* **Written instruction**
Write out the full set of records below exactly.

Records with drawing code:
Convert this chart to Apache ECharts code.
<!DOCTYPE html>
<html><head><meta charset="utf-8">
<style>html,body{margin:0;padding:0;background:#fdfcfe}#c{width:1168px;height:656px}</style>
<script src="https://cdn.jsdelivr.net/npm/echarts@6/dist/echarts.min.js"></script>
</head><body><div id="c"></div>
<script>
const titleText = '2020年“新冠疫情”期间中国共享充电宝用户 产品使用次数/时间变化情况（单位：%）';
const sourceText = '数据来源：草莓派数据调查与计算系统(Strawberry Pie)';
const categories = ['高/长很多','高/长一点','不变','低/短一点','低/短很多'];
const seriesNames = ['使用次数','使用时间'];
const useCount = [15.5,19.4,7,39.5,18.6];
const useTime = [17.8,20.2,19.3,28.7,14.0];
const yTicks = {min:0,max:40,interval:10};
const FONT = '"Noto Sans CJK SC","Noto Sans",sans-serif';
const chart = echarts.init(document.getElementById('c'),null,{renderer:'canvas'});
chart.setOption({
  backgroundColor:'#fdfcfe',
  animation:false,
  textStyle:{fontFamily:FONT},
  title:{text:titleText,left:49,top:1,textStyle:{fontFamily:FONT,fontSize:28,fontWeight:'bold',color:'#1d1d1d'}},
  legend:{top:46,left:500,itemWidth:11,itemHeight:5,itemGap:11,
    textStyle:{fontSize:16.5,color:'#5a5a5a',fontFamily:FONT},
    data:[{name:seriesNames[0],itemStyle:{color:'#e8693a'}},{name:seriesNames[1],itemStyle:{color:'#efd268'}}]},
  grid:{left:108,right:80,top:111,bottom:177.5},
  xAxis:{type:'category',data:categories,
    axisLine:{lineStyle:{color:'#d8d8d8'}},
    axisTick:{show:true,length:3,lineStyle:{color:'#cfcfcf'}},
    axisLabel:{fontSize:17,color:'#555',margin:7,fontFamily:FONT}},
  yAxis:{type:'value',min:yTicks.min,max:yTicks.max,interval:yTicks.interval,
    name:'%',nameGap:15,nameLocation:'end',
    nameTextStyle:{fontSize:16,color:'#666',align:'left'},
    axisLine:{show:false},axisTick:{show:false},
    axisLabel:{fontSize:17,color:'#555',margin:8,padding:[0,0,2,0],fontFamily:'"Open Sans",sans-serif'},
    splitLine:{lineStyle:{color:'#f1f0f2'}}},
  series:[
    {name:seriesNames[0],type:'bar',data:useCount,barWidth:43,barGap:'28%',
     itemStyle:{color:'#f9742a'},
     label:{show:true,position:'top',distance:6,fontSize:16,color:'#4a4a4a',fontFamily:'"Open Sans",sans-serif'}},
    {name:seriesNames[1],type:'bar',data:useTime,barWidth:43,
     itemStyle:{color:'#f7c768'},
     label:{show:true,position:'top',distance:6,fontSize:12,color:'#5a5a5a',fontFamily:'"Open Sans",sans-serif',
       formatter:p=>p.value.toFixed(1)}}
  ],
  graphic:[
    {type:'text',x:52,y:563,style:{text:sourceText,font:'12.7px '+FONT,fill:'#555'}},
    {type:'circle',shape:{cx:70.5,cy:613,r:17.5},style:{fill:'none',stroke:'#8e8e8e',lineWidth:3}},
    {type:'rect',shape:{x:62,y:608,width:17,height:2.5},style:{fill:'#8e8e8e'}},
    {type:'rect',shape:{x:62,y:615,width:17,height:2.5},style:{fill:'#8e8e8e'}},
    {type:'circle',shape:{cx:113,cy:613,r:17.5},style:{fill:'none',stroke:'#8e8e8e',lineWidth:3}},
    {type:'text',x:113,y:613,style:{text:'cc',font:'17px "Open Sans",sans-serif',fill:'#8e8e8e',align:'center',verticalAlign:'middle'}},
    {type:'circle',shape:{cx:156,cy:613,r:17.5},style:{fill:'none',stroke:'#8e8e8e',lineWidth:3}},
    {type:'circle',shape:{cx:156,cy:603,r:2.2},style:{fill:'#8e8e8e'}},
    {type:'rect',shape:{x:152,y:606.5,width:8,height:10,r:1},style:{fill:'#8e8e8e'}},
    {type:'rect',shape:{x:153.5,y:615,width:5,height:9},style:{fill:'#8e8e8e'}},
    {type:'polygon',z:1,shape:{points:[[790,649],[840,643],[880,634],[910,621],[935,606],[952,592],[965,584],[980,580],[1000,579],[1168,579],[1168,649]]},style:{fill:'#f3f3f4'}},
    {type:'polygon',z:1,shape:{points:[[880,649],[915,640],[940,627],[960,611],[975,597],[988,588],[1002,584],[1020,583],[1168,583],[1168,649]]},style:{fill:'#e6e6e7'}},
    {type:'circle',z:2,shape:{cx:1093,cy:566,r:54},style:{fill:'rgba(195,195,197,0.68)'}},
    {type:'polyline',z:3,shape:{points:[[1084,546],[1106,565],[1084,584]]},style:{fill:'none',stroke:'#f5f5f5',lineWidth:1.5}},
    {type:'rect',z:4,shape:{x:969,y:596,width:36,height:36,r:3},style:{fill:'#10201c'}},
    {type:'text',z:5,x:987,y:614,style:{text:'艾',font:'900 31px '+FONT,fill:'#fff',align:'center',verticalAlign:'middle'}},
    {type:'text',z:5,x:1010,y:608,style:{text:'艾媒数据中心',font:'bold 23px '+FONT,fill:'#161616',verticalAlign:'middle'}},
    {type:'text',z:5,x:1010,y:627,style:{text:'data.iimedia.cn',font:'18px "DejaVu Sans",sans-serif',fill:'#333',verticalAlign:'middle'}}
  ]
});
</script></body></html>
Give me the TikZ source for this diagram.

* **Task answer**
Convert this chart to Apache ECharts code.
<!DOCTYPE html>
<html><head><meta charset="utf-8">
<style>html,body{margin:0;padding:0;background:#fdfcfe}#c{width:1168px;height:656px}</style>
<script src="https://cdn.jsdelivr.net/npm/echarts@6/dist/echarts.min.js"></script>
</head><body><div id="c"></div>
<script>
const titleText = '2020年“新冠疫情”期间中国共享充电宝用户 产品使用次数/时间变化情况（单位：%）';
const sourceText = '数据来源：草莓派数据调查与计算系统(Strawberry Pie)';
const categories = ['高/长很多','高/长一点','不变','低/短一点','低/短很多'];
const seriesNames = ['使用次数','使用时间'];
const useCount = [15.5,19.4,7,39.5,18.6];
const useTime = [17.8,20.2,19.3,28.7,14.0];
const yTicks = {min:0,max:40,interval:10};
const FONT = '"Noto Sans CJK SC","Noto Sans",sans-serif';
const chart = echarts.init(document.getElementById('c'),null,{renderer:'canvas'});
chart.setOption({
  backgroundColor:'#fdfcfe',
  animation:false,
  textStyle:{fontFamily:FONT},
  title:{text:titleText,left:49,top:1,textStyle:{fontFamily:FONT,fontSize:28,fontWeight:'bold',color:'#1d1d1d'}},
  legend:{top:46,left:500,itemWidth:11,itemHeight:5,itemGap:11,
    textStyle:{fontSize:16.5,color:'#5a5a5a',fontFamily:FONT},
    data:[{name:seriesNames[0],itemStyle:{color:'#e8693a'}},{name:seriesNames[1],itemStyle:{color:'#efd268'}}]},
  grid:{left:108,right:80,top:111,bottom:177.5},
  xAxis:{type:'category',data:categories,
    axisLine:{lineStyle:{color:'#d8d8d8'}},
    axisTick:{show:true,length:3,lineStyle:{color:'#cfcfcf'}},
    axisLabel:{fontSize:17,color:'#555',margin:7,fontFamily:FONT}},
  yAxis:{type:'value',min:yTicks.min,max:yTicks.max,interval:yTicks.interval,
    name:'%',nameGap:15,nameLocation:'end',
    nameTextStyle:{fontSize:16,color:'#666',align:'left'},
    axisLine:{show:false},axisTick:{show:false},
    axisLabel:{fontSize:17,color:'#555',margin:8,padding:[0,0,2,0],fontFamily:'"Open Sans",sans-serif'},
    splitLine:{lineStyle:{color:'#f1f0f2'}}},
  series:[
    {name:seriesNames[0],type:'bar',data:useCount,barWidth:43,barGap:'28%',
     itemStyle:{color:'#f9742a'},
     label:{show:true,position:'top',distance:6,fontSize:16,color:'#4a4a4a',fontFamily:'"Open Sans",sans-serif'}},
    {name:seriesNames[1],type:'bar',data:useTime,barWidth:43,
     itemStyle:{color:'#f7c768'},
     label:{show:true,position:'top',distance:6,fontSize:12,color:'#5a5a5a',fontFamily:'"Open Sans",sans-serif',
       formatter:p=>p.value.toFixed(1)}}
  ],
  graphic:[
    {type:'text',x:52,y:563,style:{text:sourceText,font:'12.7px '+FONT,fill:'#555'}},
    {type:'circle',shape:{cx:70.5,cy:613,r:17.5},style:{fill:'none',stroke:'#8e8e8e',lineWidth:3}},
    {type:'rect',shape:{x:62,y:608,width:17,height:2.5},style:{fill:'#8e8e8e'}},
    {type:'rect',shape:{x:62,y:615,width:17,height:2.5},style:{fill:'#8e8e8e'}},
    {type:'circle',shape:{cx:113,cy:613,r:17.5},style:{fill:'none',stroke:'#8e8e8e',lineWidth:3}},
    {type:'text',x:113,y:613,style:{text:'cc',font:'17px "Open Sans",sans-serif',fill:'#8e8e8e',align:'center',verticalAlign:'middle'}},
    {type:'circle',shape:{cx:156,cy:613,r:17.5},style:{fill:'none',stroke:'#8e8e8e',lineWidth:3}},
    {type:'circle',shape:{cx:156,cy:603,r:2.2},style:{fill:'#8e8e8e'}},
    {type:'rect',shape:{x:152,y:606.5,width:8,height:10,r:1},style:{fill:'#8e8e8e'}},
    {type:'rect',shape:{x:153.5,y:615,width:5,height:9},style:{fill:'#8e8e8e'}},
    {type:'polygon',z:1,shape:{points:[[790,649],[840,643],[880,634],[910,621],[935,606],[952,592],[965,584],[980,580],[1000,579],[1168,579],[1168,649]]},style:{fill:'#f3f3f4'}},
    {type:'polygon',z:1,shape:{points:[[880,649],[915,640],[940,627],[960,611],[975,597],[988,588],[1002,584],[1020,583],[1168,583],[1168,649]]},style:{fill:'#e6e6e7'}},
    {type:'circle',z:2,shape:{cx:1093,cy:566,r:54},style:{fill:'rgba(195,195,197,0.68)'}},
    {type:'polyline',z:3,shape:{points:[[1084,546],[1106,565],[1084,584]]},style:{fill:'none',stroke:'#f5f5f5',lineWidth:1.5}},
    {type:'rect',z:4,shape:{x:969,y:596,width:36,height:36,r:3},style:{fill:'#10201c'}},
    {type:'text',z:5,x:987,y:614,style:{text:'艾',font:'900 31px '+FONT,fill:'#fff',align:'center',verticalAlign:'middle'}},
    {type:'text',z:5,x:1010,y:608,style:{text:'艾媒数据中心',font:'bold 23px '+FONT,fill:'#161616',verticalAlign:'middle'}},
    {type:'text',z:5,x:1010,y:627,style:{text:'data.iimedia.cn',font:'18px "DejaVu Sans",sans-serif',fill:'#333',verticalAlign:'middle'}}
  ]
});
</script></body></html>
Give me the TikZ source for this diagram.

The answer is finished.